Die ÖDP sieht deutliche Unterschiede zu Bündnis 90/Die Grünen
Bündnis 90/Die Grünen stehen schon allein mit ihrer Namensgebung für „grüne“ Themen, die man im Allgemeinen mit „Umwelt- und Naturschutz“ assoziiert. Kaum in der Öffentlichkeit bekannt hingegen ist eine Partei, die in ihrem Namen ebenfalls ihren ökologischen Fokus verewigt hat, die ÖDP (Ökologisch-Demokratische Partei), die es schon seit 1982 gibt, und die damit nur zwei Jahre jünger ist als die Partei „Die Grünen“, die 1980 gegründet wurde und sich 1993 mit der Partei „Bündnis 90“ zusammengeschlossen hat.
Während „Die Grünen“ schon drei Jahre nach ihrer Gründung in den Bundestag einzogen und 1998 als „Bündnis 90/Die Grünen“ sogar erstmals gemeinsam mit der SPD Regierungsverantwortung übernahmen, fristete die ÖDP seit Ihrer Gründung eher ein Schattendasein.
Wenn auch die ÖDP bundespolitisch aktuell keine Rolle spielt, ist sie vereinzelt auf kommunaler Ebene sehr erfolgreich. Im März 2014 gewinnt die ÖDP bei der bayerischen Kommunalwahl rund 380 kommunale Mandate (2020 sogar 420) sowie acht Erste Bürgermeister. Bisher größter politischer Erfolg ist der Einzug ins Europäische Parlament im Mai 2014.
Auch in Potsdam ist die ÖDP seit 2020 mit dem Kreisverband Potsdam/Potsdam-Mittelmark vertreten. „Wir stehen dafür, das ökologische Gleichgewicht zu erhalten bzw. wiederherzustellen, damit alle Menschen gut, gesund und glücklich leben können. Wir stehen für eine Wirtschaft ohne Wachstumszwang. Die Ideologie des ‚Immer-mehr‘ vergiftet und zerstört unseren Planeten. Denn dabei geht es nicht darum, Hunger oder andere lebenswichtige Bedürfnisse zu stillen, sondern die nicht stillbare Gier nach Profit zu befriedigen“, sagt Thomas Löb, Landesvorsitzender Brandenburg, im Gespräch mit dem POTSDAMER.
Grüner als Grün?
Worin aber möchte sich die ÖDP von der berühmteren grünen Schwester unterscheiden? Auf diese Frage gibt die ÖDP unterschiedliche Antworten:
Als einen wesentlichen Unterschied zu Bündnis 90/Die Grünen beschreibt die ÖDP ihre Unabhängigkeit von Konzerninteressen. „Wenn man weiß, dass die Grünen großzügige Spenden der Metall-, Elektro- und Verkehrsindustrie annehmen, braucht man sich nicht zu wundern, warum ihnen die Konsequenz in Sachen Klimaschutz und Verkehrswende fehlt.

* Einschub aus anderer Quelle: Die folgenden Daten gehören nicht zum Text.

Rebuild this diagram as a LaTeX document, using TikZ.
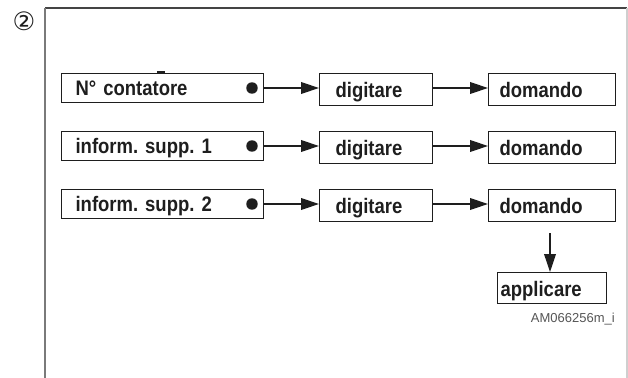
\documentclass[tikz,border=0pt]{standalone}
\usepackage{fontspec}
\setmainfont{Liberation Sans}[FakeStretch=0.88]
\newfontfamily\labfont{Liberation Sans}
\newfontfamily\symfont{DejaVu Sans}
\usetikzlibrary{arrows.meta}
\frenchspacing
\definecolor{ink}{HTML}{1E1E1E}
\definecolor{frametop}{HTML}{444444}
\definecolor{frameleft}{HTML}{7A7A7A}
\definecolor{frameright}{HTML}{CFCFCF}
\definecolor{labgray}{HTML}{555555}
\tikzset{
  box/.style={draw=ink, line width=0.9pt, anchor=north west, inner ysep=0pt, align=left,
    text=ink, font=\bfseries\fontsize{15.75pt}{18pt}\selectfont},
  lbox/.style={box, inner xsep=10.5pt, text width=130.5pt, text height=16.5pt, text depth=5.25pt},
  mbox/.style={box, inner xsep=12pt, text width=60.75pt, text height=18pt, text depth=6pt},
  rbox/.style={box, inner xsep=8.25pt, text width=78.75pt, text height=18pt, text depth=6pt},
  abox/.style={box, inner xsep=2.25pt, text width=77.25pt, text height=18pt, text depth=5.25pt},
  dotnode/.style={circle, fill=ink, inner sep=0pt, minimum size=8.6pt},
  conn/.style={draw=ink, line width=0.8pt, -{Triangle[length=13.5pt, width=8.8pt]}},
}
\begin{document}
\begin{tikzpicture}[x=0.75pt, y=-0.75pt]
\useasboundingbox (0,0) rectangle (628,378);
% frame
\draw[frametop, line width=1.1pt] (45,8) -- (627,8);
\draw[frameleft, line width=1.5pt] (45,8) -- (45,378);
\draw[frameright, line width=0.8pt] (627,8) -- (627,378);
% circled number
\node[font=\symfont\fontsize{19pt}{22pt}\selectfont, text=ink] (num) at (24,21) {②};
% row 1
\node[lbox] (l1) at (61,73) {N° contatore};
\fill[ink] (157,71.5) rectangle (165,73.5);
\node[dotnode] (d1) at (252,88) {};
\node[mbox] (m1) at (319,73) {digitare};
\node[rbox] (r1) at (488,73) {domando};
% row 2
\node[lbox] (l2) at (61,131) {inform. supp. 1};
\node[dotnode] (d2) at (252,146) {};
\node[mbox] (m2) at (319,131) {digitare};
\node[rbox] (r2) at (488,131) {domando};
% row 3
\node[lbox] (l3) at (61,189) {inform. supp. 2};
\node[dotnode] (d3) at (252,204) {};
\node[mbox] (m3) at (319,189) {digitare};
\node[rbox] (r3) at (488,189) {domando};
% applicare
\node[abox] (ap) at (497,272) {applicare};
\coordinate (c3) at (550,233);
% connectors
\draw[conn] (l1.east |- d1) -- (d1 -| m1.west);
\draw[conn] (m1.east |- d1) -- (d1 -| r1.west);
\draw[conn] (l2.east |- d2) -- (d2 -| m2.west);
\draw[conn] (m2.east |- d2) -- (d2 -| r2.west);
\draw[conn] (l3.east |- d3) -- (d3 -| m3.west);
\draw[conn] (m3.east |- d3) -- (d3 -| r3.west);
\draw[conn] (c3) -- (c3 |- ap.north);
% label
\node[anchor=base east, inner sep=0pt, font=\labfont\fontsize{9.75pt}{11pt}\selectfont, text=labgray] (lab) at (615,322) {AM066256m\_i};
\end{tikzpicture}
\end{document}
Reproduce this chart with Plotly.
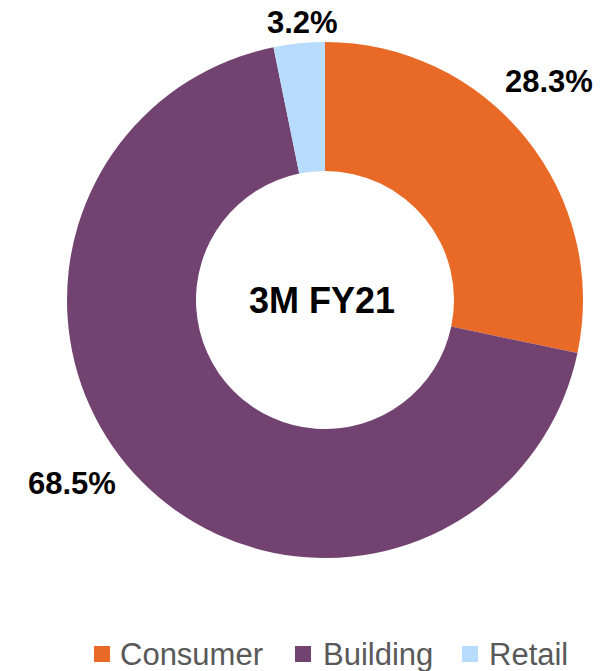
import plotly.graph_objects as go

categories = ["Consumer", "Building", "Retail"]
values = [28.3, 68.5, 3.2]
colors = ["#E96A26", "#724370", "#B8DCFE"]
center_label = "3M FY21"
# label anchor positions (paper px) for the outside percentage labels
label_px = [(549, 82), (72, 483), (302, 22)]
# legend layout (px): square left edge, text left edge
legend_px = [(94, 118), (295, 321), (462, 487)]

W, H = 613, 671
fig = go.Figure()
fig.add_trace(go.Pie(
    labels=categories,
    values=values,
    sort=False,
    direction="clockwise",
    rotation=0,
    hole=0.5,
    marker=dict(colors=colors, line=dict(width=0)),
    textinfo="none",
    hoverinfo="label+percent",
    showlegend=False,
    domain=dict(x=[(325 - 258) / W, (325 + 258) / W],
                y=[(371 - 258) / H, (371 + 258) / H]),
))

lab_font = dict(family="Liberation Sans, Arial", size=31, color="#000000", weight="bold")
anns = []
for v, (px, py) in zip(values, label_px):
    anns.append(dict(x=px / W, y=1 - py / H, xref="paper", yref="paper", text=f"{v:.1f}%",
                     showarrow=False, xanchor="center", yanchor="middle", font=lab_font))
anns.append(dict(x=322 / W, y=1 - 300 / H, xref="paper", yref="paper", text=center_label,
                 showarrow=False, xanchor="center", yanchor="middle",
                 font=dict(family="Liberation Sans, Arial", size=36, color="#000000", weight="bold")))

shapes = []
for cat, col, (sx, tx) in zip(categories, colors, legend_px):
    shapes.append(dict(type="rect", xref="paper", yref="paper",
                       x0=sx / W, x1=(sx + 16) / W, y0=1 - 662 / H, y1=1 - 646 / H,
                       fillcolor=col, line=dict(width=0)))
    anns.append(dict(x=tx / W, y=1 - 654 / H, xref="paper", yref="paper", text=cat,
                     showarrow=False, xanchor="left", yanchor="middle",
                     font=dict(family="Liberation Sans, Arial", size=31, color="#595959")))

fig.update_layout(
    width=W, height=H,
    margin=dict(l=0, r=0, t=0, b=0),
    paper_bgcolor="white",
    plot_bgcolor="white",
    annotations=anns,
    shapes=shapes,
    showlegend=False,
)
fig.write_html("out.html")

Wie kann man von den Grünen eine ökologische Veränderung in der Landwirtschaft erwarten, wenn man weiß, dass sie von Chemie-Konzernen großzügige Spenden erhalten?“, fragt Löb rhetorisch.
„Die ÖDP steht für eine unabhängige Politik. Wir nehmen keine Spenden von Firmen an. Wir lassen uns weder Parteitage sponsern, noch bezahlen Firmen über Anzeigen unsere Mitgliederzeitschrift. All das ist bei fast allen anderen Parteien üblich. Diese haben das Wohl ihrer Geldgeber und Klientel im Blick – und nicht jenes der Bürger“, ergänzt der Politikwissenschaftler Axel Dierich, der im Juli dieses Jahres zum Vorstandsvorsitzenden des Kreisverband Potsdam/Potsdam-Mittelmark gewählt wurde.
„Wir sind auch der Meinung, dass es mehr Bürgerbeteiligungen, Volksbegehren und Volksentscheide geben muss. Dieser demokratische Grundgedanke schafft weniger Politikverdrossenheit und aktiviert das Einbringen junger Menschen in den öffentlichen politischen Diskurs“, ist Löb überzeugt.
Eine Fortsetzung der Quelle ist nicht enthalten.